EXERCISE INPUTS:
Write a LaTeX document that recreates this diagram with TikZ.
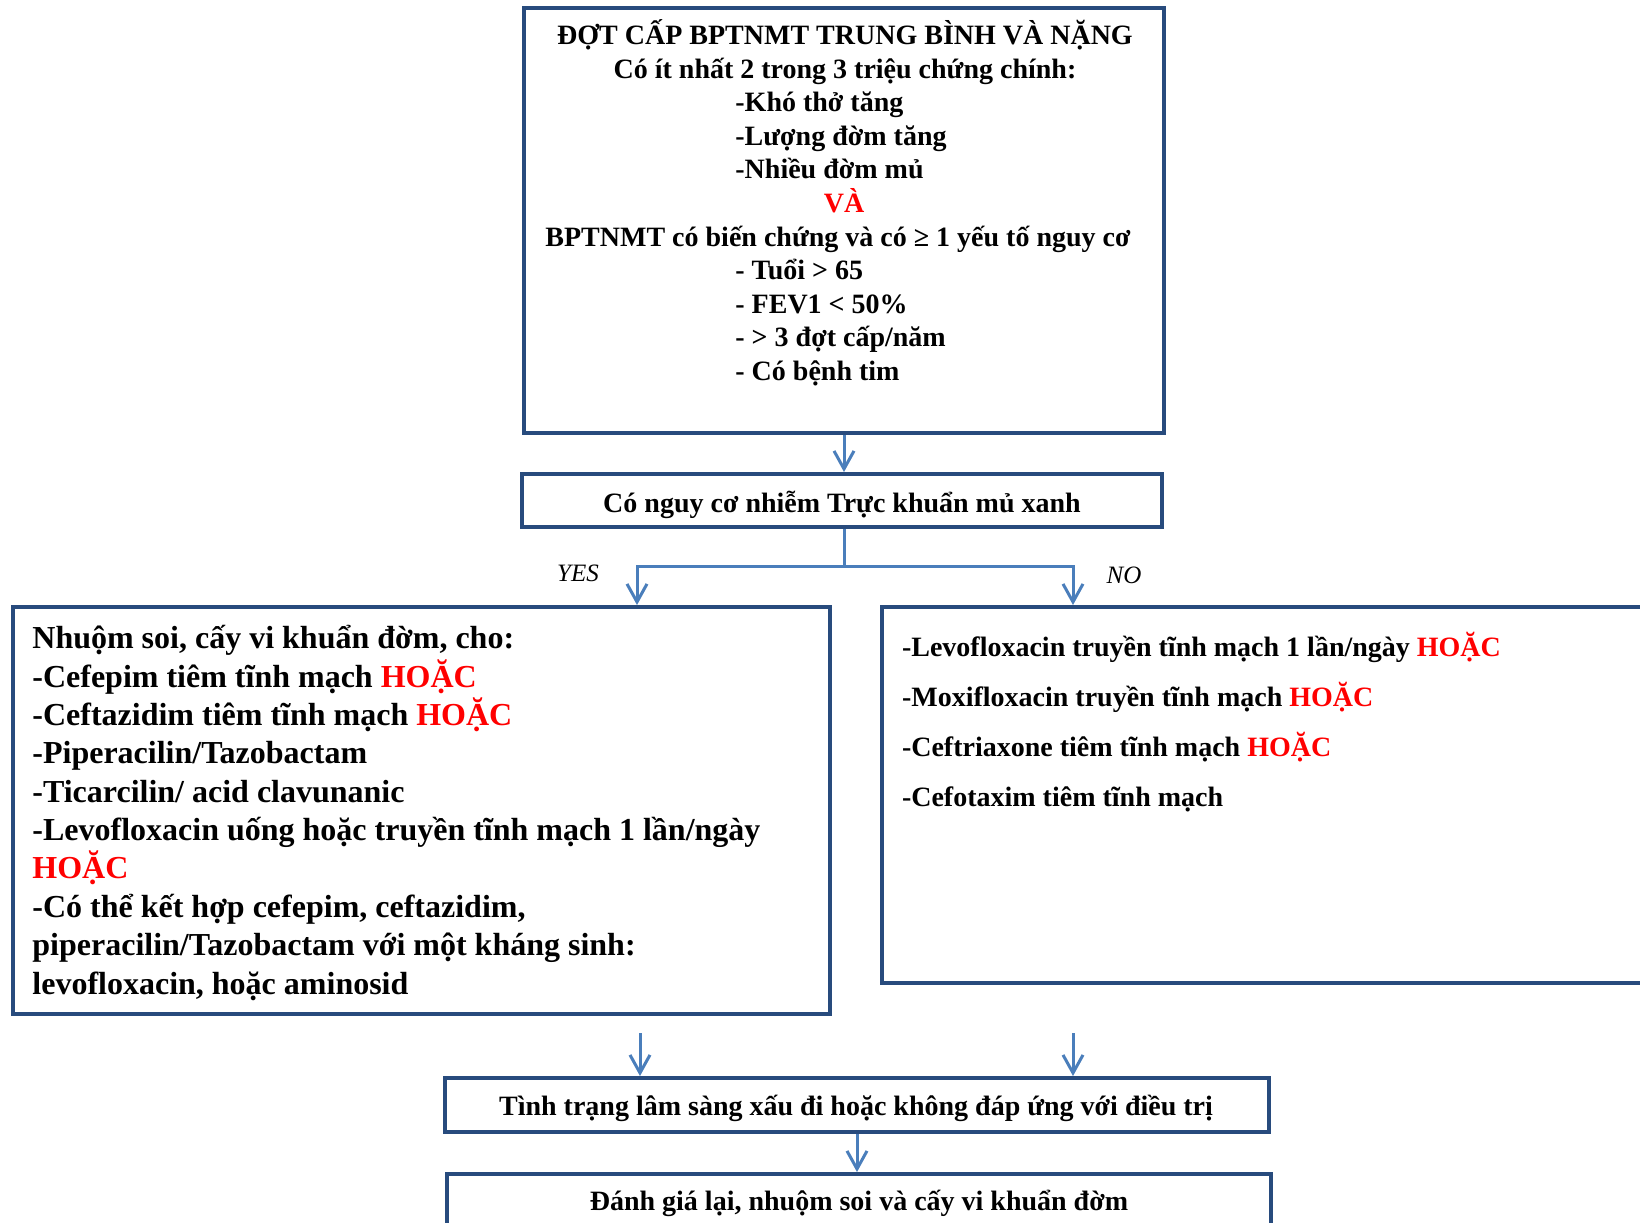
\documentclass[tikz,border=0pt]{standalone}
\usepackage{fontspec}
\setmainfont{Liberation Serif}
\usetikzlibrary{arrows.meta}
\definecolor{boxblue}{RGB}{40,75,125}
\definecolor{arrblue}{RGB}{74,126,187}
\definecolor{hred}{RGB}{255,0,0}
\begin{document}
\begin{tikzpicture}[x=0.5pt,y=-0.5pt,
  flowbox/.style={draw=boxblue, line width=2pt, rectangle, inner sep=0pt, fill=white},
  arr/.style={draw=arrblue, line width=1.5pt, -{Straight Barb[length=9pt,width=10pt]}},
  t14/.style={inner sep=0pt, font=\fontsize{14}{16.8}\selectfont\bfseries},
  t16/.style={inner sep=0pt, font=\fontsize{16}{19.2}\selectfont\bfseries},
  lab/.style={inner sep=0pt, font=\fontsize{12.5}{15}\selectfont\itshape},
]
\useasboundingbox (0,0) rectangle (1640,1222);
\clip (0,0) rectangle (1640,1222);

% boxes
\node[flowbox, minimum width=320pt, minimum height=212.5pt] (box1) at (844,220.5) {};
\node[flowbox, minimum width=320pt, minimum height=26.5pt] (box2) at (842,500.5) {};
\node[flowbox, minimum width=408.5pt, minimum height=203.5pt] (lbox) at (421.5,810.5) {};
\node[flowbox, minimum width=399pt, minimum height=188pt] (rbox) at (1281,795) {};
\node[flowbox, minimum width=412pt, minimum height=27pt] (box4) at (857,1105) {};
\node[flowbox, minimum width=412pt, minimum height=38pt] (box5) at (859,1212) {};

% top box text
\node[t14, anchor=base] (t1) at (845,44.5) {ĐỢT CẤP BPTNMT TRUNG BÌNH VÀ NẶNG};
\node[t14, anchor=base] (t2) at (845,78.1) {Có ít nhất 2 trong 3 triệu chứng chính:};
\node[t14, anchor=base west] (t3) at (735,111.7) {-Khó thở tăng};
\node[t14, anchor=base west] (t4) at (735,145.3) {-Lượng đờm tăng};
\node[t14, anchor=base west] (t5) at (735,178.9) {-Nhiều đờm mủ};
\node[t14, anchor=base, text=hred] (t6) at (844,212.5) {VÀ};
\node[t14, anchor=base] (t7) at (838,246.1) {BPTNMT có biến chứng và có ≥ 1 yếu tố nguy cơ};
\node[t14, anchor=base west] (t8) at (735,279.7) {- Tuổi > 65};
\node[t14, anchor=base west] (t9) at (735,313.3) {- FEV1 < 50\%};
\node[t14, anchor=base west] (t10) at (735,346.9) {- > 3 đợt cấp/năm};
\node[t14, anchor=base west] (t11) at (735,380.5) {- Có bệnh tim};

% box 2 text
\node[t14, anchor=base] (b2t) at (842,512.4) {Có nguy cơ nhiễm Trực khuẩn mủ xanh};

% labels
\node[lab] (yes) at (578,573) {YES};
\node[lab] (no) at (1124,575) {NO};

% left box text
\node[t16, anchor=base west] (l1) at (32,648.8) {Nhuộm soi, cấy vi khuẩn đờm, cho:};
\node[t16, anchor=base west] (l2) at (32,687.2) {-Cefepim tiêm tĩnh mạch \textcolor{hred}{HOẶC}};
\node[t16, anchor=base west] (l3) at (32,725.5) {-Ceftazidim tiêm tĩnh mạch \textcolor{hred}{HOẶC}};
\node[t16, anchor=base west] (l4) at (32,763.9) {-Piperacilin/Tazobactam};
\node[t16, anchor=base west] (l5) at (32,802.2) {-Ticarcilin/ acid clavunanic};
\node[t16, anchor=base west] (l6) at (32,840.6) {-Levofloxacin uống hoặc truyền tĩnh mạch 1 lần/ngày};
\node[t16, anchor=base west, text=hred] (l7) at (32,878.9) {HOẶC};
\node[t16, anchor=base west] (l8) at (32,917.3) {-Có thể kết hợp cefepim, ceftazidim,};
\node[t16, anchor=base west] (l9) at (32,955.6) {piperacilin/Tazobactam với một kháng sinh:};
\node[t16, anchor=base west] (l10) at (32,994.0) {levofloxacin, hoặc aminosid};

% right box text
\node[t14, anchor=base west] (r1) at (901.6,656.0) {-Levofloxacin truyền tĩnh mạch 1 lần/ngày \textcolor{hred}{HOẶC}};
\node[t14, anchor=base west] (r2) at (901.6,706.2) {-Moxifloxacin truyền tĩnh mạch \textcolor{hred}{HOẶC}};
\node[t14, anchor=base west] (r3) at (901.6,756.4) {-Ceftriaxone tiêm tĩnh mạch \textcolor{hred}{HOẶC}};
\node[t14, anchor=base west] (r4) at (901.6,806.6) {-Cefotaxim tiêm tĩnh mạch};

% box 4 and 5 text
\node[t14, anchor=base] (b4t) at (856,1115.5) {Tình trạng lâm sàng xấu đi hoặc không đáp ứng với điều trị};
\node[t14, anchor=base] (b5t) at (859,1210) {Đánh giá lại, nhuộm soi và cấy vi khuẩn đờm};

% connectors
\coordinate (split) at (844,566);
\coordinate (ya) at (637,566);
\coordinate (na) at (1073,566);
\coordinate (lfree) at (640,1033);
\coordinate (rfree) at (1073,1033);

\draw[arr] (box1.south -| split) -- (split |- box2.north);
\draw[arr] (box2.south -| split) -- (split) -- (ya) -- (ya |- lbox.north);
\draw[arr] (split) -- (na) -- (na |- rbox.north);
\draw[arr] (lfree) -- (lfree |- box4.north);
\draw[arr] (rfree) -- (rfree |- box4.north);
\draw[arr] (box4.south) -- (box4.south |- box5.north);
\end{tikzpicture}
\end{document}
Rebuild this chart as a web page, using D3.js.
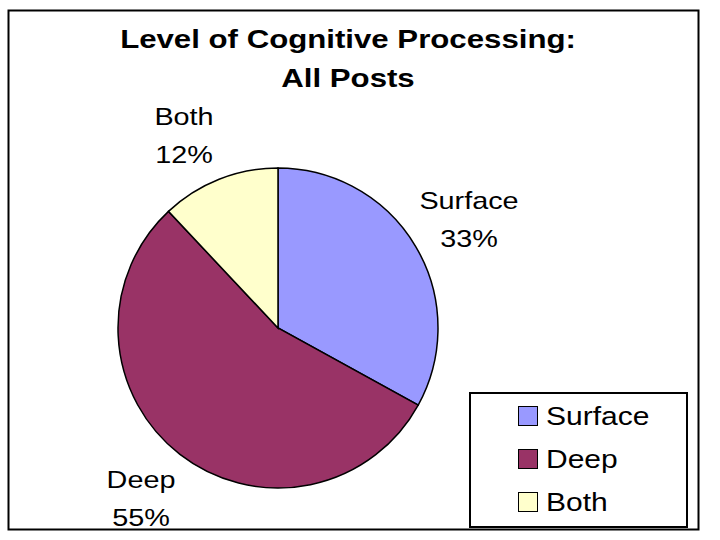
<!DOCTYPE html>
<html><head><meta charset="utf-8">
<script src="https://cdn.jsdelivr.net/npm/d3@7"></script>
<style>body{margin:0;background:#fff}svg{display:block}text{font-family:"Liberation Sans",Arial,sans-serif}</style>
</head><body><svg id="c" width="720" height="540"></svg>
<script>
const categories = ["Surface", "Deep", "Both"];
const values = [33, 55, 12];
const colors = ["#9999FF", "#993366", "#FFFFCC"];
const titleLines = ["Level of Cognitive Processing:", "All Posts"];

const SX = 1.2; // horizontal stretch of the original rendering
const svg = d3.select("#c");
function stext(sel, x, y, str, size, anchor, weight) {
  return sel.append("text")
    .attr("transform", `translate(${x},${y}) scale(${SX},1)`)
    .attr("text-anchor", anchor || "start")
    .attr("font-size", size)
    .attr("font-weight", weight || "normal")
    .text(str);
}

svg.append("rect").attr("x", 8.5).attr("y", 10.5).attr("width", 690).attr("height", 519)
  .attr("fill", "#fff").attr("stroke", "#000").attr("stroke-width", 2);

titleLines.forEach((t, i) => stext(svg, 348, 48 + i * 39, t, 26, "middle", "bold"));

const cx = 278, cy = 328, r = 160;
const pie = d3.pie().sort(null).value(d => d);
const arc = d3.arc().innerRadius(0).outerRadius(r);
const g = svg.append("g").attr("transform", `translate(${cx},${cy})`);
g.selectAll("path").data(pie(values)).join("path")
  .attr("d", arc).attr("fill", (d, i) => colors[i]).attr("stroke", "#000").attr("stroke-width", 1.5);

// data labels
const labelPos = [[469, 209], [141, 488], [184, 125]];
categories.forEach((c, i) => {
  stext(svg, labelPos[i][0], labelPos[i][1], c, 24, "middle");
  stext(svg, labelPos[i][0], labelPos[i][1] + 38, values[i] + "%", 24, "middle");
});

// legend
const lg = svg.append("g");
lg.append("rect").attr("x", 470).attr("y", 393).attr("width", 217).attr("height", 134)
  .attr("fill", "#fff").attr("stroke", "#000").attr("stroke-width", 2);
categories.forEach((c, i) => {
  const y = 416 + i * 43;
  lg.append("rect").attr("x", 518.5).attr("y", y - 9.5).attr("width", 19).attr("height", 19)
    .attr("fill", colors[i]).attr("stroke", "#000").attr("stroke-width", 1);
  stext(lg, 546, y + 9, c, 25);
});
</script></body></html>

GIVEN EXERCISE: Using the listing above, list every line in which the string "this" occurs.

OUTPUT:
Write a LaTeX document that recreates this diagram with TikZ.
Rebuild this chart as a web page, using D3.js.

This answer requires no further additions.